Silicon Photonics is a promising technology to develop neuromorphic hardware accelerators. Most optical neural networks rely on wavelength division multiplexing (WDM), which calls for power-hungry calibration to compensate for the non-uniformity fabrication process and thermal variations of microring resonators (MRR). This imposes practical limitations on neuromorphic photonic hardware since only a small number of synaptic connections per neuron can be implemented. As a result, the mapping of neural networks (NN) on a hardware platform requires the pruning of synaptic connections, which drastically affects the accuracy.

In this work, we address these limitations from two directions. First, we proposed a method to map pre-trained NN on an all-optical spiking neural network (SNN). The technique relies on weight partitioning and unrolling to reduce synaptic connections. This method aims to improve hardware utilization while minimizing accuracy loss.
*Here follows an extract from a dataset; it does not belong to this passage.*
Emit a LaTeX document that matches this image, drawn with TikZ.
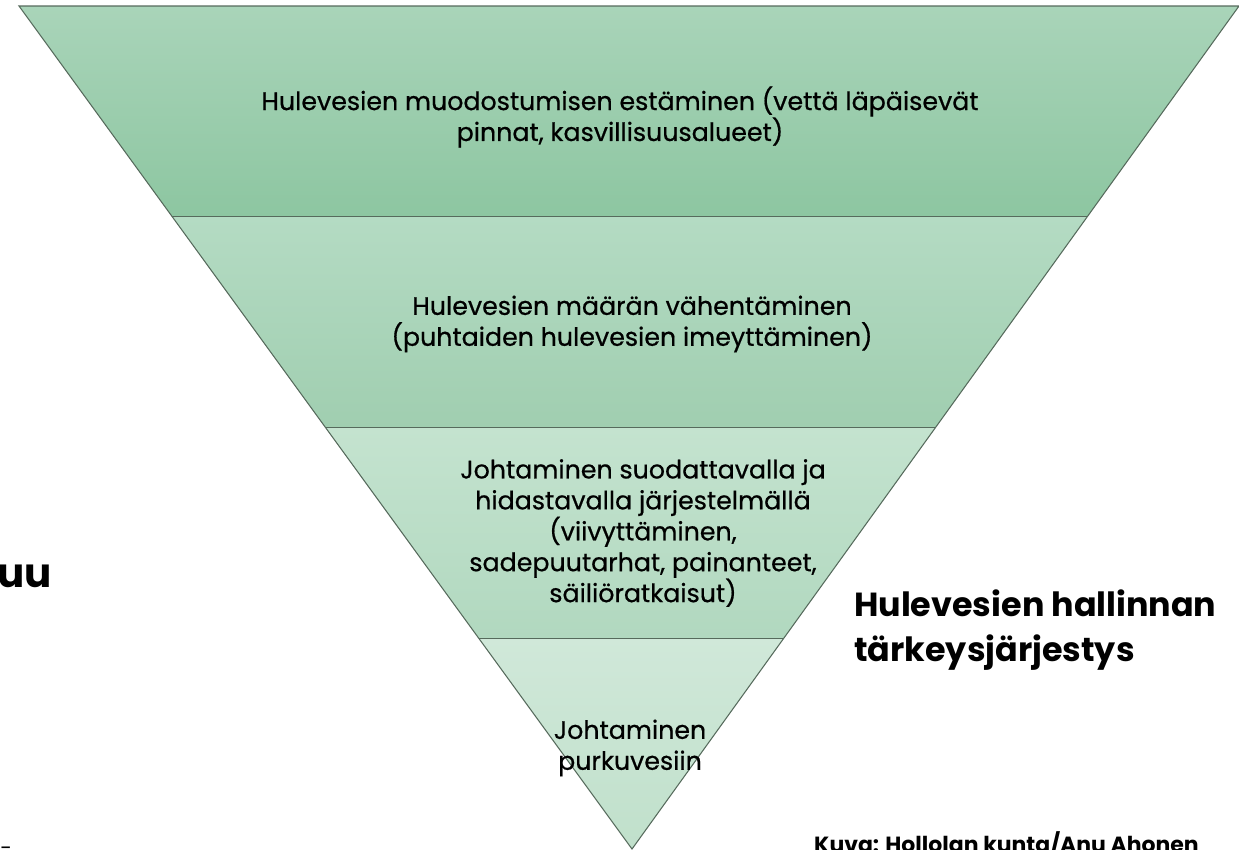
\documentclass[tikz,border=0pt]{standalone}
\usepackage{fontspec}
\setmainfont{Poppins}
\newfontfamily\medfont{Poppins}[FakeBold=0.6]
\usetikzlibrary{calc}
\definecolor{edgegray}{HTML}{566A5C}
\definecolor{bandatop}{HTML}{A9D4B9}
\definecolor{bandabot}{HTML}{8DC6A1}
\definecolor{bandbtop}{HTML}{B4DBC3}
\definecolor{bandbbot}{HTML}{A0CEB0}
\definecolor{bandctop}{HTML}{C4E3CF}
\definecolor{bandcbot}{HTML}{B1D8BF}
\definecolor{banddtop}{HTML}{D0E8D9}
\definecolor{banddbot}{HTML}{C0E0CB}

\begin{document}
\begin{tikzpicture}[x=0.02cm,y=-0.02cm,
	band/.style={draw=edgegray,line width=0.6pt},
	lvltext/.style={align=center,font=\medfont\fontsize{14.4}{17.6}\selectfont},
	sidetext/.style={align=left,font=\bfseries\fontsize{19}{25.6}\selectfont}]
	
	\useasboundingbox (0,0) rectangle (1239,849);
	\clip (0,0) rectangle (1239,849);
	
	% corners of the triangle
	\coordinate (tl) at (19,6);
	\coordinate (tr) at (1239,6);
	\coordinate (ap) at (632,849);
	
	\coordinate (l1) at ($(tl)!0.25!(ap)$);
	\coordinate (r1) at ($(tr)!0.25!(ap)$);
	\coordinate (l2) at ($(tl)!0.5!(ap)$);
	\coordinate (r2) at ($(tr)!0.5!(ap)$);
	\coordinate (l3) at ($(tl)!0.75!(ap)$);
	\coordinate (r3) at ($(tr)!0.75!(ap)$);
	
	\shade[top color=bandatop,bottom color=bandabot] (tl) -- (tr) -- (r1) -- (l1) -- cycle;
	\shade[top color=bandbtop,bottom color=bandbbot] (l1) -- (r1) -- (r2) -- (l2) -- cycle;
	\shade[top color=bandctop,bottom color=bandcbot] (l2) -- (r2) -- (r3) -- (l3) -- cycle;
	\shade[top color=banddtop,bottom color=banddbot] (l3) -- (r3) -- (ap) -- cycle;
	
	\draw[band] (tl) -- (tr) -- (ap) -- cycle;
	\draw[band] (l1) -- (r1);
	\draw[band] (l2) -- (r2);
	\draw[band] (l3) -- (r3);
	
	\node[lvltext] (estaminen) at (620,117) {Hulevesien muodostumisen estäminen (vettä läpäisevät\\pinnat, kasvillisuusalueet)};
	\node[lvltext] (vahentaminen) at (632,324) {Hulevesien määrän vähentäminen\\(puhtaiden hulevesien imeyttäminen)};
	\node[lvltext] (suodatus) at (643,533) {Johtaminen suodattavalla ja\\hidastavalla järjestelmällä\\(viivyttäminen,\\sadepuutarhat, painanteet,\\säiliöratkaisut)};
	\node[lvltext] (purku) at (630,748) {Johtaminen\\purkuvesiin};
	
	\node[sidetext,anchor=west] (jarjestys) at (848,630) {Hulevesien hallinnan\\tärkeysjärjestys};
	\node[anchor=east,font=\bfseries\fontsize{23}{28}\selectfont] (cutleft) at (58,576) {uu};
	\node[anchor=base west,font=\bfseries\fontsize{12.5}{15}\selectfont] (kuva) at (808,852) {Kuva: Hollolan kunta/Anu Ahonen};
	\node[anchor=base west,inner sep=0pt,font=\fontsize{12}{14}\selectfont] (viiva) at (0,855) {-};
	
\end{tikzpicture}
\end{document}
The resulting neural networks are mapped on an architecture we propose, allowing us to estimate accuracy and energy consumption. Results show the capability of weight partitioning to implement a realistic NN while attaining a 58\% reduction in energy consumption compared with unrolling.

Second, a synaptic weighting architecture is proposed to implement weighting while reducing the number of required MRRs by half thus simplifying the calibration requirements. The architecture was simulated to demonstrate its capability of performing synaptic weighting. These methods together introduce design directions that can work around constraints of photonic spiking neural network architectures and help reach toward realizing large-scale photonic spiking neural networks.